Ce qui est perçu ne quitte pas sa propre origine – la lumière consciente – et s’y épanouit librement, merveilleusement, spontanément, dans un présent théophanique hors du temps et de l’espace habituels. Les différentes perceptions sensorielles qui d’ordinaire fonctionnent sur le mode mental de façon duelle, fragmentée et génératrice de séparation « sujet / objet », se réintègrent et s’unifient en une perception désobstruée, directe, intuitive, englobant les différents sens.
Un sens originel, une « holoperception », un toucher divin incluant dans une seule prise de conscience la conscience elle-même et l’apparence, comme un Tout parfait et un.
Ce sens originel est le but secret recherché par les artistes, les poètes et les philosophes. Il s’avère également l’espace improbable et grandiose, impensable et improuvable où s’épanouissent librement le ravissement extatique, l’adoration brûlante et la paix insondable des mystiques de tous les temps.

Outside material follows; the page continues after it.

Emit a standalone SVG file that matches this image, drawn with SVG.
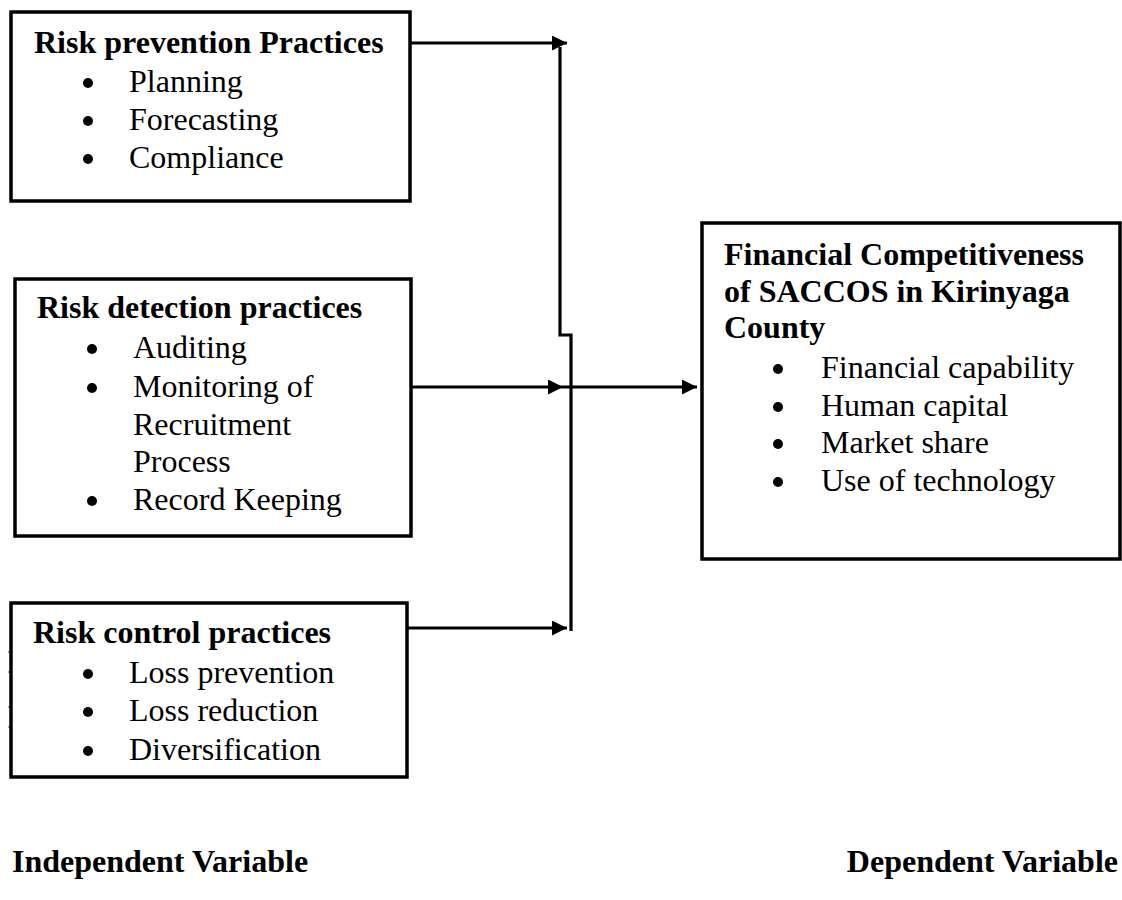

Le maître zen Rinzaï en témoigne dans un de ses textes :

« L’esprit est sans forme et compénètre tout dans les dix directions.
Dans l’œil, on l’appelle la vue,
Dans l’oreille, l’ouïe,
Dans le nez, l’olfaction,
Dans la bouche, la conversation,
Dans les mains, la préhension,
Dans les pieds, la marche et la course.
Ce n’est foncièrement qu’un seul pur rayonnement qui, divisé,
se répartit en six sphères des sens harmonieusement unies.
Puisque l’esprit est non existant,
vous êtes libres où que vous alliez ».

Le sens originel est donc, en quelque sorte, la perception que la Totalité a d’elle-même, spontanément, dans le moment présent ; il réduit les formes et apparences innombrables en une Apparence unique et unifiée.

Il constitue l’essence la plus pure de la perception spirituelle.
Ainsi l’Apparence se déploie-t-elle en la Source. Splendeur, elle y flamboie, totalement dénudée, totalement unifiée en un jeu d’ondes pures, de pulsations dynamiques, de vibrations incluant l’essence de tous les phénomènes.
Cette Apparence est à jamais libre du temps et de l’espace. Elle s’apparaît à elle-même dans un éternel, ultime et théophanique présent, à travers une prise de conscience fulgurante, souveraine et extatique.